A lot of people tend to wax poetic about SD-WAN these days, but Windstream CEO Tony Thomas took it to a new level at an investor conference yesterday. A few years ago, Windstream differentiated itself through a superior customer experience but today’s differentiators also include “a disruptor technology,” said Thomas of Windstream SD-WAN service.
Windstream SD-WAN technology came to the company through its acquisition of Earthlink, which had developed an excellent customer portal that differentiates the offering, Thomas said. Launched more broadly in January, the offering now represents 20% of Windstream’s gross sales to enterprises.
In his 20-year career in telecom, Thomas said, “It’s the most successful launch I’ve ever been a part of.”

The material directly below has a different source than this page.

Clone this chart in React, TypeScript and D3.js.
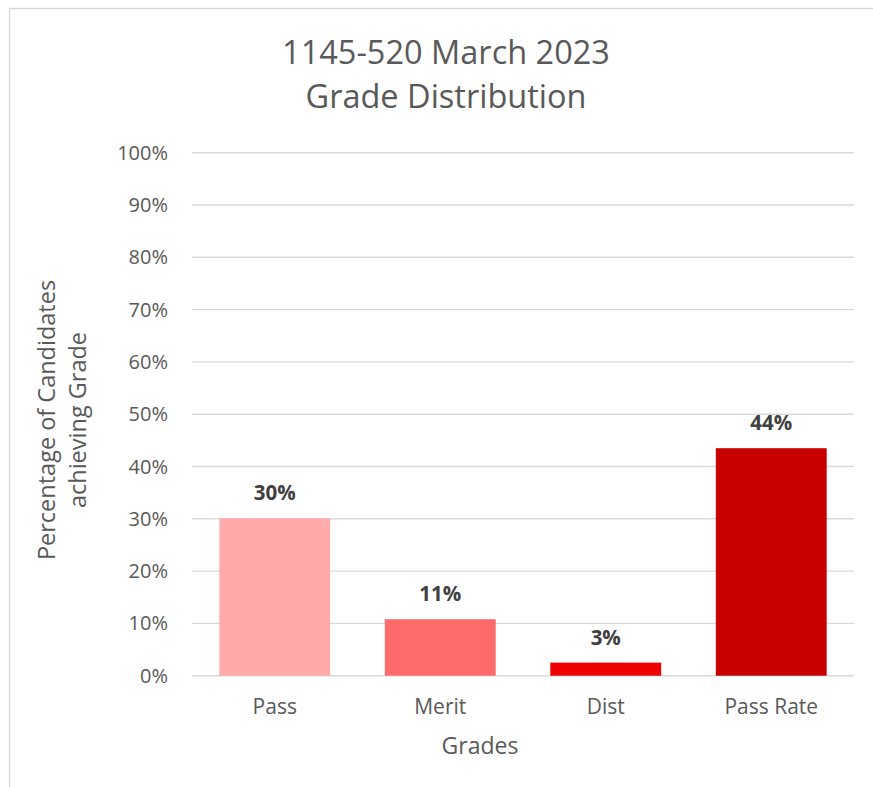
import React from "react";
import * as d3 from "d3";

const categories = ["Pass", "Merit", "Dist", "Pass Rate"];
const values = [0.301, 0.108, 0.025, 0.435];
const labels = ["30%", "11%", "3%", "44%"];
const colors = ["#FFABAB", "#FF6B6B", "#EE0000", "#C80000"];
const yTicks = [0, 0.1, 0.2, 0.3, 0.4, 0.5, 0.6, 0.7, 0.8, 0.9, 1.0];
const titleLines = ["1145-520 March 2023", "Grade Distribution"];
const yTitleLines = ["Percentage of Candidates", "achieving Grade"];
const xTitle = "Grades";

const W = 873;
const H = 787;
const plot = { left: 192, right: 854, top: 152.7, bottom: 675.7 };
const FONT = "'Open Sans', sans-serif";

export default function App() {
  const x = d3
    .scaleBand<string>()
    .domain(categories)
    .range([plot.left, plot.right])
    .paddingInner(0.33)
    .paddingOuter(0.165);
  const y = d3.scaleLinear().domain([0, 1]).range([plot.bottom, plot.top]);
  const fmt = d3.format(".0%");

  return (
    <svg
      width={W}
      height={H}
      style={{ position: "absolute", left: 0, top: 0, background: "#fff" }}
      fontFamily={FONT}
    >
      <rect x={0} y={0} width={W} height={H} fill="#fff" />
      {/* chart border (cropped at right/bottom) */}
      <path d={`M9.5,${H + 2} V8.5 H${W + 2}`} fill="none" stroke="#D9D9D9" strokeWidth={1.3} />

      {/* title */}
      <text x={446} textAnchor="middle" fill="#595959" fontSize={32.5}>
        <tspan x={446} y={64}>{titleLines[0]}</tspan>
        <tspan x={446} y={108}>{titleLines[1]}</tspan>
      </text>

      {/* gridlines */}
      {yTicks.map((t) => (
        <line
          key={t}
          x1={plot.left}
          x2={plot.right}
          y1={y(t)}
          y2={y(t)}
          stroke="#D9D9D9"
          strokeWidth={1.4}
        />
      ))}

      {/* y tick labels */}
      {yTicks.map((t) => (
        <text
          key={"l" + t}
          x={168}
          y={y(t)}
          dy="0.35em"
          textAnchor="end"
          fill="#595959"
          fontSize={20}
        >
          {fmt(t)}
        </text>
      ))}

      {/* bars */}
      {categories.map((c, i) => (
        <rect
          key={c}
          x={x(c)}
          y={y(values[i])}
          width={x.bandwidth()}
          height={y(0) - y(values[i])}
          fill={colors[i]}
        />
      ))}

      {/* data labels */}
      {categories.map((c, i) => (
        <text
          key={"d" + c}
          x={(x(c) as number) + x.bandwidth() / 2}
          y={y(values[i]) - 18}
          textAnchor="middle"
          fill="#404040"
          fontSize={20.5}
          fontWeight="bold"
        >
          {labels[i]}
        </text>
      ))}

      {/* category labels */}
      {categories.map((c) => (
        <text
          key={"c" + c}
          x={(x(c) as number) + x.bandwidth() / 2}
          y={714}
          textAnchor="middle"
          fill="#595959"
          fontSize={21}
        >
          {c}
        </text>
      ))}

      {/* x axis title */}
      <text x={480} y={754} textAnchor="middle" fill="#595959" fontSize={23}>
        {xTitle}
      </text>

      {/* y axis title */}
      <text transform="translate(0,420) rotate(-90)" textAnchor="middle" fill="#595959" fontSize={23.5}>
        <tspan x={0} y={55}>{yTitleLines[0]}</tspan>
        <tspan x={0} y={86}>{yTitleLines[1]}</tspan>
      </text>
    </svg>
  );
}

Windstream UCaaS and SD-WAN Opportunity
SD-WAN (software defined wide area network) technology gives enterprises the ability to dynamically shift traffic across multiple wide area network connections (typically MPLS and a direct internet connection) based on parameters such as the level of latency an application can accept and on shifting network conditions. The goal is to minimize costs while also enhancing application performance.

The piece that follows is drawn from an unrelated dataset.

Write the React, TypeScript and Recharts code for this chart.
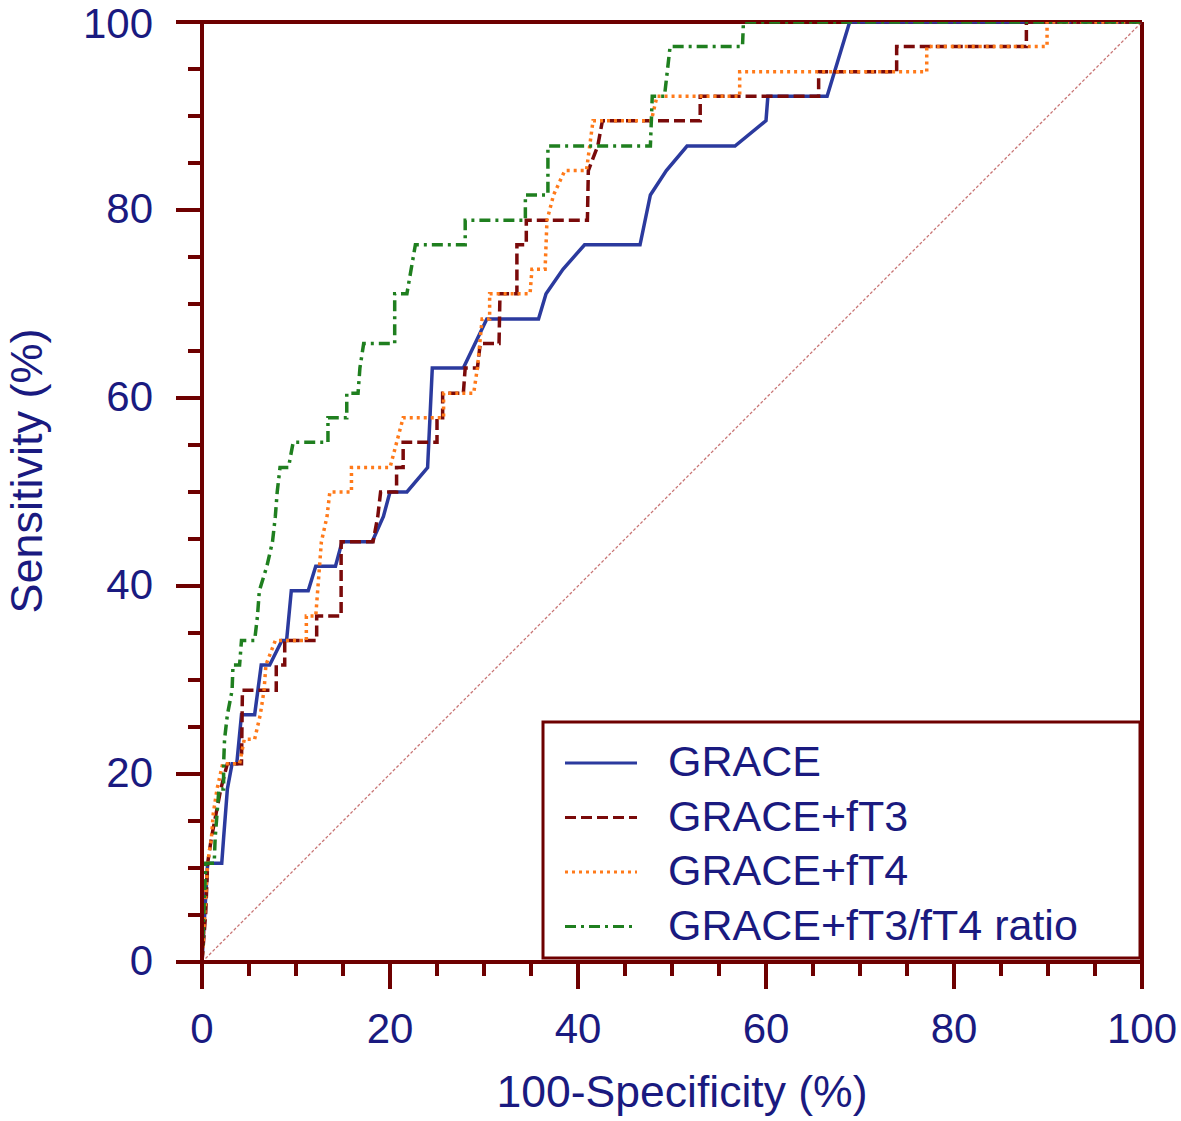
import { LineChart, Line, XAxis, YAxis, ReferenceLine } from "recharts";

// ROC points: [100-specificity, sensitivity]
const grace: [number, number][] = [
  [0, 0], [0.3, 5.3], [0.6, 10.5], [2.1, 10.5], [2.3, 13.2], [2.7, 18.4], [3.2, 21.1], [3.7, 21.1],
  [4.2, 26.3], [5.6, 26.3], [6.3, 31.6], [7.2, 31.6], [8.5, 34.2], [9.0, 34.2], [9.5, 39.5],
  [11.3, 39.5], [12.1, 42.1], [14.2, 42.1], [14.9, 44.7], [18.1, 44.7], [19.3, 47.4], [20.0, 50.0],
  [21.8, 50.0], [24.0, 52.6], [24.5, 63.2], [27.8, 63.2], [30.3, 68.4], [35.8, 68.4], [36.6, 71.1],
  [38.4, 73.7], [40.7, 76.3], [46.6, 76.3], [47.7, 81.6], [49.4, 84.2], [51.6, 86.8], [56.7, 86.8],
  [60.0, 89.5], [60.2, 92.1], [66.5, 92.1], [68.9, 100], [100, 100],
];

const graceFt3: [number, number][] = [
  [0, 0], [0.4, 5.3], [0.6, 10.5], [1.0, 13.2], [1.5, 15.8], [2.0, 18.4], [2.7, 21.1], [4.2, 21.1],
  [4.3, 28.9], [7.9, 28.9], [7.9, 31.6], [8.8, 31.6], [8.8, 34.2], [12.2, 34.2], [12.2, 36.8],
  [14.8, 36.8], [14.8, 44.7], [18.2, 44.7], [18.7, 47.4], [19.0, 50.0], [20.7, 50.0], [20.7, 52.6],
  [21.4, 52.6], [21.4, 55.3], [25.0, 55.3], [25.0, 57.9], [25.6, 57.9], [25.6, 60.5], [27.8, 60.5],
  [28.0, 63.2], [29.3, 63.2], [29.6, 65.8], [31.6, 65.8], [31.7, 71.1], [33.5, 71.1], [33.5, 76.3],
  [34.5, 76.3], [34.5, 78.9], [41.0, 78.9], [41.1, 84.2], [42.1, 86.8], [42.6, 89.5], [53.0, 89.5],
  [53.0, 92.1], [65.6, 92.1], [65.6, 94.7], [73.9, 94.7], [73.9, 97.4], [87.7, 97.4], [87.7, 100],
  [100, 100],
];

const graceFt4: [number, number][] = [
  [0, 0], [0.3, 5.3], [0.6, 10.5], [1.0, 13.2], [1.2, 15.8], [1.6, 18.4], [2.2, 21.1], [4.0, 21.1],
  [4.5, 23.7], [5.6, 23.7], [6.2, 26.3], [6.6, 28.9], [6.8, 31.6], [7.8, 34.2], [11.1, 34.2],
  [11.1, 36.8], [12.1, 36.8], [12.7, 44.7], [13.3, 47.4], [13.6, 50.0], [15.9, 50.0], [15.9, 52.6],
  [20.0, 52.6], [21.4, 57.9], [25.7, 57.9], [25.7, 60.5], [28.9, 60.5], [29.3, 63.2], [29.8, 68.4],
  [30.6, 68.4], [30.6, 71.1], [34.9, 71.1], [35.1, 73.7], [36.5, 73.7], [36.7, 78.9], [37.4, 81.6],
  [38.6, 84.2], [40.9, 84.2], [41.6, 89.5], [47.8, 89.5], [48.4, 92.1], [57.2, 92.1], [57.2, 94.7],
  [77.1, 94.7], [77.1, 97.4], [89.9, 97.4], [89.9, 100], [100, 100],
];

const graceRatio: [number, number][] = [
  [0, 0], [0.2, 5.3], [0.4, 10.5], [1.3, 10.5], [1.4, 13.2], [1.6, 15.8], [1.8, 18.4], [2.3, 18.4],
  [2.3, 21.1], [2.4, 23.7], [2.7, 26.3], [3.2, 28.9], [3.3, 31.6], [4.0, 31.6], [4.2, 34.2],
  [5.6, 34.2], [5.9, 36.8], [6.1, 39.5], [6.9, 42.1], [7.5, 44.7], [7.8, 47.4], [8.0, 50.0],
  [8.3, 52.6], [9.2, 52.6], [9.7, 55.3], [13.4, 55.3], [13.4, 57.9], [15.4, 57.9], [15.4, 60.5],
  [16.6, 60.5], [16.8, 63.2], [17.2, 65.8], [20.5, 65.8], [20.5, 71.1], [21.8, 71.1], [22.7, 76.3],
  [28.0, 76.3], [28.0, 78.9], [34.4, 78.9], [34.4, 81.6], [36.8, 81.6], [36.8, 86.8], [47.7, 86.8],
  [47.9, 92.1], [49.2, 92.1], [49.8, 97.4], [57.5, 97.4], [57.6, 100], [100, 100],
];

const TICKS = [0, 5, 10, 15, 20, 25, 30, 35, 40, 45, 50, 55, 60, 65, 70, 75, 80, 85, 90, 95, 100];

const SERIES = [
  { name: "GRACE", points: grace, color: "#2b3a9e", dash: undefined },
  { name: "GRACE+fT3", points: graceFt3, color: "#7a0a0a", dash: "11 5" },
  { name: "GRACE+fT4", points: graceFt4, color: "#ff7a1a", dash: "3 4" },
  { name: "GRACE+fT3/fT4 ratio", points: graceRatio, color: "#1f7f1f", dash: "11 5 3 5" },
];

const AXIS = "#6e0000";
const TEXT = "#1a1a80";
const FONT = "'Liberation Sans', Arial, sans-serif";

const W = 1180;
const H = 1120;
const LEFT = 202;
const TOP = 22;
const RIGHT = 1142;
const BOTTOM = 962;

const toPts = (arr: [number, number][]) => arr.map(([x, y]) => ({ x, y }));

const XTick = (props: any) => {
  const { x, payload } = props;
  const v = payload.value;
  const major = v % 20 === 0;
  return (
    <g>
      <line x1={x} x2={x} y1={BOTTOM} y2={BOTTOM + (major ? 27 : 14)} stroke={AXIS} strokeWidth={4} />
      {major && (
        <text x={x} y={BOTTOM + 81} textAnchor="middle" fill={TEXT} fontSize={42} fontFamily={FONT}>
          {v}
        </text>
      )}
    </g>
  );
};

const YTick = (props: any) => {
  const { y, payload } = props;
  const v = payload.value;
  const major = v % 20 === 0;
  // keep the topmost label inside the picture
  const ty = Math.max(y + 13, 38);
  return (
    <g>
      <line x1={LEFT - (major ? 26 : 14)} x2={LEFT} y1={y} y2={y} stroke={AXIS} strokeWidth={4} />
      {major && (
        <text x={LEFT - 49} y={ty} textAnchor="end" fill={TEXT} fontSize={42} fontFamily={FONT}>
          {v}
        </text>
      )}
    </g>
  );
};

function LegendBox() {
  return (
    <svg
      width={600}
      height={240}
      style={{ position: "absolute", left: 541, top: 720, pointerEvents: "none" }}
    >
      <rect x={2} y={2} width={597} height={236} fill="#fff" stroke={AXIS} strokeWidth={3} />
      {SERIES.map((s, i) => {
        const cy = 43 + i * 54.5;
        return (
          <g key={s.name}>
            <line x1={24} x2={96} y1={cy} y2={cy} stroke={s.color} strokeWidth={3} strokeDasharray={s.dash} />
            <text x={127} y={cy + 13} fill={TEXT} fontSize={43} fontFamily={FONT}>
              {s.name}
            </text>
          </g>
        );
      })}
    </svg>
  );
}

export default function App() {
  return (
    <div style={{ position: "relative", width: W, height: H, background: "#fff" }}>
      <style>{`body{margin:0;background:#fff}`}</style>
      <LineChart
        width={W}
        height={H}
        margin={{ top: TOP, right: W - RIGHT, left: LEFT - 60, bottom: H - BOTTOM - 60 }}
      >
        <XAxis
          type="number"
          dataKey="x"
          domain={[0, 100]}
          ticks={TICKS}
          interval={0}
          height={60}
          axisLine={{ stroke: AXIS, strokeWidth: 4 }}
          tickLine={false}
          tick={<XTick />}
          allowDataOverflow
          label={{
            content: () => (
              <text x={682} y={1107} textAnchor="middle" fill={TEXT} fontSize={44.5} fontFamily={FONT}>
                100-Specificity (%)
              </text>
            ),
          }}
        />
        <YAxis
          type="number"
          dataKey="y"
          domain={[0, 100]}
          ticks={TICKS}
          interval={0}
          width={60}
          axisLine={{ stroke: AXIS, strokeWidth: 4 }}
          tickLine={false}
          tick={<YTick />}
          allowDataOverflow
          label={{
            content: () => (
              <text
                transform="translate(42,471) rotate(-90)"
                textAnchor="middle"
                fill={TEXT}
                fontSize={45}
                fontFamily={FONT}
              >
                Sensitivity (%)
              </text>
            ),
          }}
        />
        <ReferenceLine y={100} stroke={AXIS} strokeWidth={4} />
        <ReferenceLine x={100} stroke={AXIS} strokeWidth={4} />
        <ReferenceLine
          segment={[{ x: 0, y: 0 }, { x: 100, y: 100 }]}
          stroke="#c87474"
          strokeWidth={1.3}
          strokeDasharray="3 2"
        />
        {SERIES.map((s) => (
          <Line
            key={s.name}
            name={s.name}
            data={toPts(s.points)}
            dataKey="y"
            type="linear"
            stroke={s.color}
            strokeWidth={3.5}
            strokeDasharray={s.dash}
            dot={false}
            activeDot={false}
            isAnimationActive={false}
          />
        ))}
      </LineChart>
      <LegendBox />
    </div>
  );
}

In addition to benefiting customers, Thomas sees SD-WAN as a potential solution to a problem that has plagued Windstream since it embarked years ago on a strategy emphasizing the business market. Because the company doesn’t have a nationwide network, it relies heavily on reselling other operators’ networks – an increasingly low-margin approach to the telecom business. But those margins are not as narrow on the internet service that typically underlies SD-WAN as they are on the switched Ethernet services that Windstream traditionally would have sold to customers who are now buying SD-WAN, Thomas said.
Windstream even sells SD-WAN to some higher-bandwidth customers to whom the carrier in the past would have deployed fiber, Thomas noted.

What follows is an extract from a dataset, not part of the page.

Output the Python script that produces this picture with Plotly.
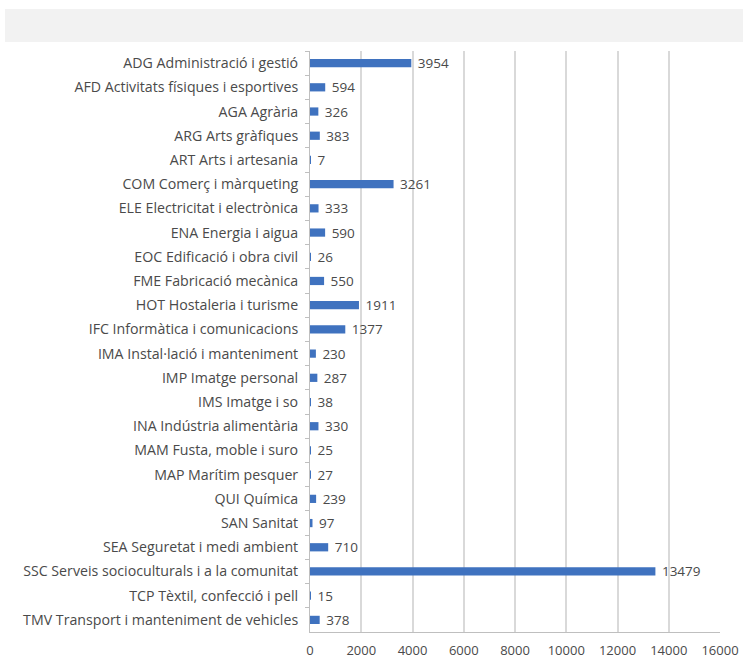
import plotly.graph_objects as go

# Alumnes per família professional
families = [
    "ADG Administració i gestió",
    "AFD Activitats físiques i esportives",
    "AGA Agrària",
    "ARG Arts gràfiques",
    "ART Arts i artesania",
    "COM Comerç i màrqueting",
    "ELE Electricitat i electrònica",
    "ENA Energia i aigua",
    "EOC Edificació i obra civil",
    "FME Fabricació mecànica",
    "HOT Hostaleria i turisme",
    "IFC Informàtica i comunicacions",
    "IMA Instal·lació i manteniment",
    "IMP Imatge personal",
    "IMS Imatge i so",
    "INA Indústria alimentària",
    "MAM Fusta, moble i suro",
    "MAP Marítim pesquer",
    "QUI Química",
    "SAN Sanitat",
    "SEA Seguretat i medi ambient",
    "SSC Serveis socioculturals i a la comunitat",
    "TCP Tèxtil, confecció i pell",
    "TMV Transport i manteniment de vehicles",
]
students = [3954, 594, 326, 383, 7, 3261, 333, 590, 26, 550, 1911, 1377,
            230, 287, 38, 330, 25, 27, 239, 97, 710, 13479, 15, 378]

x_ticks = [0, 2000, 4000, 6000, 8000, 10000, 12000, 14000, 16000]

FONT = "Open Sans"
TEXT = "#4A4A4A"
GRID = "#D9D9D9"

W, H = 743, 662
L, R, T, B = 310, 23, 51, 30
PW, PH = W - L - R, H - T - B

fig = go.Figure(
    go.Bar(
        x=students,
        y=families,
        orientation="h",
        marker=dict(color="#3F72BF", line=dict(width=0)),
        text=[" " + str(v) for v in students],
        textposition="outside",
        constraintext="none",
        textfont=dict(family=FONT, size=13.5, color=TEXT),
        cliponaxis=False,
    )
)

fig.update_layout(
    width=W,
    height=H,
    margin=dict(l=L, r=R, t=T, b=B, autoexpand=False),
    paper_bgcolor="white",
    plot_bgcolor="white",
    bargap=0.66,
    showlegend=False,
    font=dict(family=FONT, size=13, color=TEXT),
    shapes=[
        # empty title band across the top
        dict(type="rect", xref="paper", yref="paper",
             x0=-(L - 5) / PW, x1=1 + R / PW,
             y0=1 + (T - 42) / PH, y1=1 + (T - 9) / PH,
             fillcolor="#F2F2F2", line=dict(width=0), layer="below"),
    ],
)

fig.update_xaxes(
    range=[0, 16000],
    tickvals=x_ticks,
    ticktext=[str(t) for t in x_ticks],
    showgrid=True,
    gridcolor=GRID,
    gridwidth=1.5,
    zeroline=False,
    showline=True,
    linecolor="#BFBFBF",
    linewidth=1,
    ticks="",
    ticklabelstandoff=6,
    automargin=False,
    tickfont=dict(family=FONT, size=13, color=TEXT),
    fixedrange=True,
)

fig.update_yaxes(
    autorange="reversed",
    showgrid=False,
    showline=True,
    linecolor="#BFBFBF",
    linewidth=1,
    ticks="outside",
    tickson="boundaries",
    ticklen=4,
    tickcolor="#BFBFBF",
    tickfont=dict(family=FONT, size=14.2, color=TEXT),
    ticklabelstandoff=8,
    automargin=False,
    fixedrange=True,
)

fig.write_html("out.html")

Thomas was almost as enthusiastic about another technology that Windstream acquired through acquisition – the unified communications as a service (UCaaS) offering that came with Broadview. The acquisition gives Windstream “owner’s economics” for another offering that has gained substantial traction in the enterprise market, Thomas said.
SD-WAN and UCaaS are similar in that both offerings can be delivered “over the top” on any operator’s network connection, noted Thomas. As such, they have caused Windstream to rethink how it approaches the small and medium-size business (SMB) market in areas where the company operates as a competitive local exchange carrier (CLEC).
In those markets, Windstream “was in the telecom resale business,” Thomas said. But now the company offers a “virtualized network solution.” Customers can bring their own broadband if they like — and where Windstream does sell connectivity, it’s to support UCaaS or SD-WAN.
Windstream also has been getting a lot of SMB wins in its own ILEC territory because of the UCaaS and SD-WAN offerings, Thomas noted.
Thomas made his comments at the Goldman Sachs Communacopia Conference, which was also webcast.